Microsoft Corp. plans to release the delayed "x64" versions of Windows Server and Windows XP at the end of April, a company spokeswoman said Wednesday.
General availability of the 64-bit products could be announced at Microsoft's annual Windows Hardware Engineering Conference (WinHEC), scheduled to begin April 25 in Seattle. Microsoft will have 64-bit news at the event, the spokeswoman said.
Until now, Microsoft had said the products would ship in the first half of 2005. The products were delayed last year from an end-of 2004 delivery target.
With Windows Server 2003 x64 Editions and Windows XP Professional x64 Edition, Microsoft will provide users with the option of running both 32-bit and 64-bit applications on the same system. The software is designed to run on computers equipped with processors with 64-bit extensions from Advanced Micro Devices Inc. (AMD) and Intel Corp.
64-bit systems offer users greater computing power as systems can process more data per clock cycle and can use larger amounts of memory. AMD's Athlon64 and Opteron processors, as well as Intel's Xeon processors, currently support 64-bit extensions.
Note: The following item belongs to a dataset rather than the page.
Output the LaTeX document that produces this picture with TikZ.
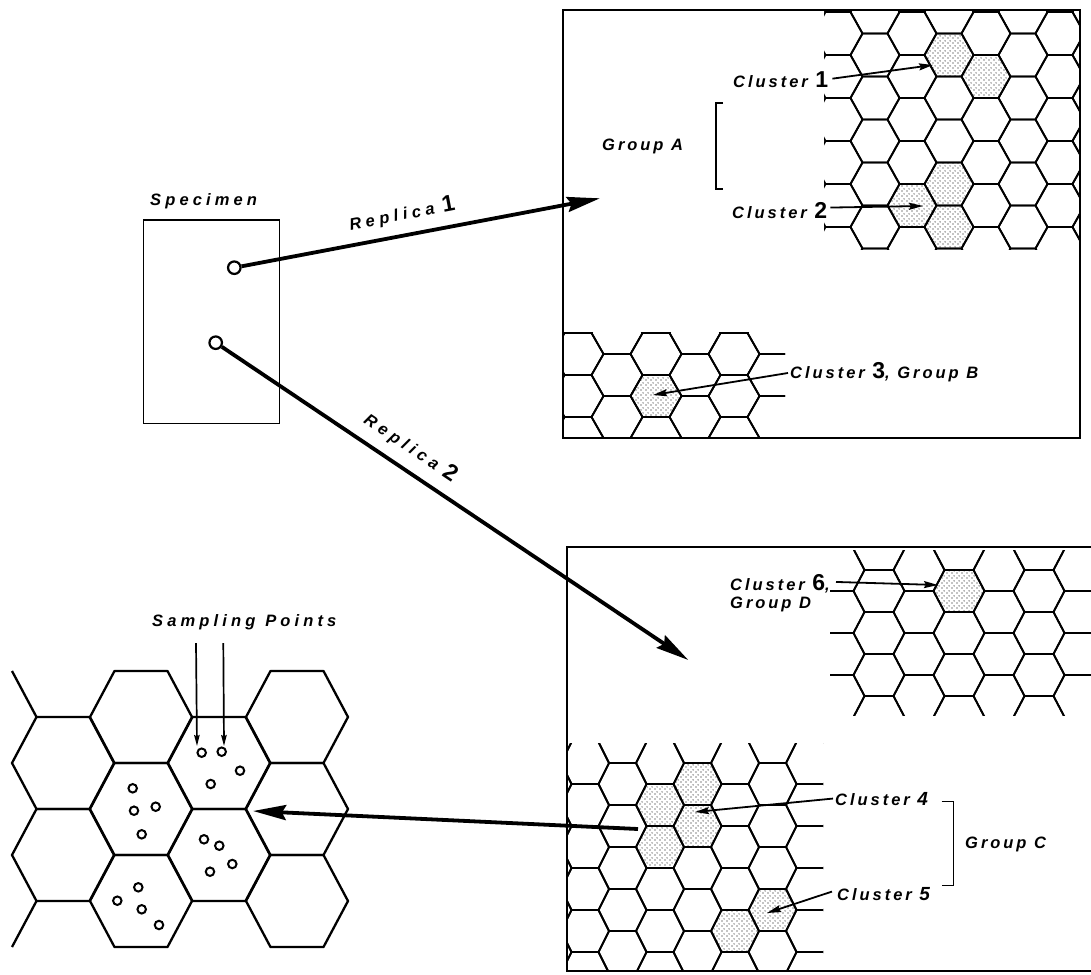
\documentclass[tikz,border=0pt]{standalone}
\usepackage{fontspec}
\newfontfamily\labf[LetterSpace=18]{Liberation Sans}
\newfontfamily\labw[LetterSpace=25]{Liberation Sans}
\newfontfamily\labr[LetterSpace=28]{Liberation Sans}
\usetikzlibrary{arrows.meta,patterns.meta}
\tikzdeclarepattern{
  name=stipple, type=uncolored,
  bottom left={(0pt,0pt)}, top right={(4.5pt,4.5pt)},
  tile size={(4.5pt,4.5pt)},
  code={\pgfpathcircle{\pgfpoint{1.1pt}{1.1pt}}{0.65pt}\pgfpathcircle{\pgfpoint{3.35pt}{3.35pt}}{0.65pt}\pgfusepath{fill}}
}
\newcommand\hexp[5]{({#1-#3},{#2}) -- ({#1-#4},{#2-#5}) -- ({#1+#4},{#2-#5}) -- ({#1+#3},{#2}) -- ({#1+#4},{#2+#5}) -- ({#1-#4},{#2+#5}) -- cycle}
\newcommand\bignum[1]{{\fontsize{23}{23}\selectfont\upshape #1}}
\newcommand\midnum[1]{{\fontsize{19}{19}\selectfont #1}}
\begin{document}
\begin{tikzpicture}[x=1pt,y=-1pt,
  hexline/.style={line width=1.8pt, line join=round},
  hexbig/.style={line width=2.3pt, line join=round},
  panel/.style={line width=1.2pt},
  lab/.style={font=\labf\bfseries\itshape\fontsize{16.5}{19}\selectfont, inner sep=0pt},
  labwide/.style={font=\labw\bfseries\itshape\fontsize{16.5}{19}\selectfont, inner sep=0pt},
  labrep/.style={font=\labr\bfseries\itshape\fontsize{16.5}{19}\selectfont, inner sep=0pt},
  ptr/.style={line width=1.8pt, -{Stealth[length=14pt,width=7pt,inset=2pt]}},
  bigarrow/.style={line width=3.8pt, -{Stealth[length=33pt,width=15pt,inset=4pt]}},
  smallarrow/.style={line width=1.7pt, -{Stealth[length=11pt,width=5.5pt,inset=1.5pt]}},
  repring/.style={circle, draw, line width=2.2pt, minimum size=12.5pt, inner sep=0pt},
  spt/.style={circle, draw, line width=2pt, minimum size=8.5pt, inner sep=0pt},
  stippled/.style={pattern={stipple}, pattern color=black},
  bracketline/.style={line width=1.4pt}
]
\useasboundingbox (0,0) rectangle (1091,974);
\clip (0,0) rectangle (1091,974);
\fill[white] (0,0) rectangle (1091,974);

% ---------- panels ----------
\draw[panel] (563,10) rectangle (1080,438);
\draw[panel] (1100,547) -- (567,547) -- (567,971) -- (1100,971);
\draw[panel] (143.3,220) rectangle (279.3,423.3);

% ---------- top panel, upper right grid ----------
\fill[stippled] \hexp{949}{55}{24.5}{12.5}{21.5};
\fill[stippled] \hexp{986}{76.5}{24.5}{12.5}{21.5};
\fill[stippled] \hexp{949}{184}{24.5}{12.5}{21.5};
\fill[stippled] \hexp{912}{205.5}{24.5}{12.5}{21.5};
\fill[stippled] \hexp{949}{227}{24.5}{12.5}{21.5};
\begin{scope}
  \clip (824,10) rectangle (1080,249);
  \foreach \k in {-1,...,6}{
    \foreach \j in {-1,...,6}{
      \pgfmathsetmacro\cx{875+37*\k}
      \pgfmathsetmacro\cy{12+43*\j+21.5*mod(\k+10,2)}
      \draw[hexline] \hexp{\cx}{\cy}{24.5}{12.5}{21.5};
    }
  }
\end{scope}

% ---------- top panel, lower left grid ----------
\fill[stippled] \hexp{656}{396}{25.5}{13.5}{21};
\begin{scope}
  \clip (563,332) rectangle (785,438);
  \foreach \k in {-1,...,6}{
    \foreach \j in {-1,...,3}{
      \pgfmathsetmacro\cx{578+39*\k}
      \pgfmathsetmacro\cy{354+42*\j-21*mod(\k+10,2)}
      \draw[hexline] \hexp{\cx}{\cy}{25.5}{13.5}{21};
    }
  }
\end{scope}

% ---------- bottom panel, upper right grid ----------
\fill[stippled] \hexp{959}{591}{25.5}{14.5}{21};
\begin{scope}
  \clip (830,550) rectangle (1091,715.5);
  \foreach \k in {-1,...,6}{
    \foreach \j in {-1,...,4}{
      \pgfmathsetmacro\cx{879+40*\k}
      \pgfmathsetmacro\cy{591+42*\j-21*mod(\k+10,2)}
      \draw[hexline] \hexp{\cx}{\cy}{25.5}{14.5}{21};
    }
  }
\end{scope}

% ---------- bottom panel, lower left grid ----------
\fill[stippled] \hexp{697.5}{784}{24}{13.5}{21};
\fill[stippled] \hexp{660}{805}{24}{13.5}{21};
\fill[stippled] \hexp{697.5}{826}{24}{13.5}{21};
\fill[stippled] \hexp{660}{847}{24}{13.5}{21};
\fill[stippled] \hexp{772.5}{910}{24}{13.5}{21};
\fill[stippled] \hexp{735}{931}{24}{13.5}{21};
\begin{scope}
  \clip (567,743) rectangle (823,971);
  \foreach \k in {-1,...,7}{
    \foreach \j in {-1,...,6}{
      \pgfmathsetmacro\cx{585+37.5*\k}
      \pgfmathsetmacro\cy{763+42*\j+21*mod(\k+10,2)}
      \draw[hexline] \hexp{\cx}{\cy}{24}{13.5}{21};
    }
  }
\end{scope}

% ---------- sampling grid ----------
\foreach \cx/\cy in {63/763,63/855,141/717,141/809,141/901,219/763,219/855,297/717,297/809,297/901}
  \draw[hexbig] \hexp{\cx}{\cy}{51}{26.5}{46};
\draw[hexbig] (36.5,717) -- (12,671);
\draw[hexbig] (36.5,901) -- (12,947);

\node[spt] (sp1) at (201.7,752.7) {};
\node[spt] (sp2) at (221.7,751.7) {};
\node[spt] (sp3) at (240,770.7) {};
\node[spt] (sp4) at (210.7,784) {};
\node[spt] (sp5) at (132.7,788.3) {};
\node[spt] (sp6) at (134,810.7) {};
\node[spt] (sp7) at (155.7,806.7) {};
\node[spt] (sp8) at (141.7,834.3) {};
\node[spt] (sp9) at (204,839.3) {};
\node[spt] (sp10) at (219.3,845.7) {};
\node[spt] (sp11) at (232.3,864) {};
\node[spt] (sp12) at (210,871.7) {};
\node[spt] (sp13) at (138.3,887.3) {};
\node[spt] (sp14) at (117.3,900.7) {};
\node[spt] (sp15) at (141.7,909.3) {};
\node[spt] (sp16) at (159,925) {};

\node[labwide, anchor=base west] (samp) at (152,626) {Sampling\hspace{10pt}Points};
\coordinate (sa1) at (196,643);
\coordinate (sa1t) at (197,746);
\coordinate (sa2) at (223.3,643);
\coordinate (sa2t) at (224,746);
\draw[smallarrow] (sa1) -- (sa1t);
\draw[smallarrow] (sa2) -- (sa2t);

% ---------- specimen and replicas ----------
\node[labwide, anchor=base west] (spec) at (150,205) {Specimen};
\node[repring] (r1) at (234.3,267.7) {};
\node[repring] (r2) at (215.7,342.7) {};
\coordinate (r1tip) at (600,198.3);
\coordinate (r2tip) at (688.3,660);
\draw[bigarrow] (r1) -- (r1tip);
\draw[bigarrow] (r2) -- (r2tip);
\node[labrep, rotate=10.8] (rep1) at (402,214) {Replica\hspace{8pt}\bignum{1}};
\node[labrep, rotate=-33.9] (rep2) at (411,447) {Replica\hspace{8pt}\bignum{2}};

\coordinate (sstart) at (638,829);
\coordinate (stip) at (253,811);
\draw[bigarrow] (sstart) -- (stip);

% ---------- top panel labels ----------
\node[lab, anchor=base west] (c1lab) at (733,87.5) {Cluster \bignum{1}};
\coordinate (c1tip) at (933,65);
\draw[ptr] ([xshift=4pt,yshift=1pt]c1lab.east) -- (c1tip);

\node[lab, anchor=base west] (galab) at (602,150) {Group A};
\draw[bracketline] (723,103) -- (716,103) -- (716,189) -- (723,189);

\node[lab, anchor=base west] (c2lab) at (732,218.5) {Cluster \bignum{2}};
\coordinate (c2tip) at (923,206);
\draw[ptr] ([xshift=3pt,yshift=3pt]c2lab.east) -- (c2tip);

\node[lab, anchor=base west] (c3lab) at (790,378.3) {Cluster \bignum{3}, Group B};
\coordinate (c3tip) at (653,395);
\draw[ptr] ([xshift=-2pt,yshift=-1pt]c3lab.west) -- (c3tip);

% ---------- bottom panel labels ----------
\node[lab, anchor=base west] (c6lab) at (730,590.7) {Cluster \bignum{6},};
\node[lab, anchor=base west] (gdlab) at (730,608) {Group D};
\coordinate (c6tip) at (938,585);
\draw[ptr] ([xshift=6pt,yshift=2pt]c6lab.east) -- (c6tip);

\node[lab, anchor=base west] (c4lab) at (835,805) {Cluster \midnum{4}};
\coordinate (c4tip) at (695,812);
\draw[ptr] ([xshift=-2pt]c4lab.west) -- (c4tip);

\node[lab, anchor=base west] (gclab) at (965,848) {Group C};
\draw[bracketline] (941.7,801.7) -- (953.3,801.7) -- (953.3,885.7) -- (941.7,885.7);

\node[lab, anchor=base west] (c5lab) at (837,900) {Cluster \midnum{5}};
\coordinate (c5tip) at (767,913);
\draw[ptr] ([xshift=-5pt,yshift=2pt]c5lab.west) -- (c5tip);
\end{tikzpicture}
\end{document}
The availability of the operating systems comes long after the processors shipped. Microsoft has said it will offer a swap program for Windows Server 2003 that will let owners of systems with the AMD and Intel processors trade their current server operating system product for a version that supports the 64-bit systems at no additional cost.
Microsoft released near final test versions, called Release Candidate 2, of Windows Server 2003 x64 Editions and Windows XP Professional x64 Edition early last month. At the same time the company released RC2 of Service Pack 1 for Windows Server 2003. Release Candidate 1 versions of the products were released in December.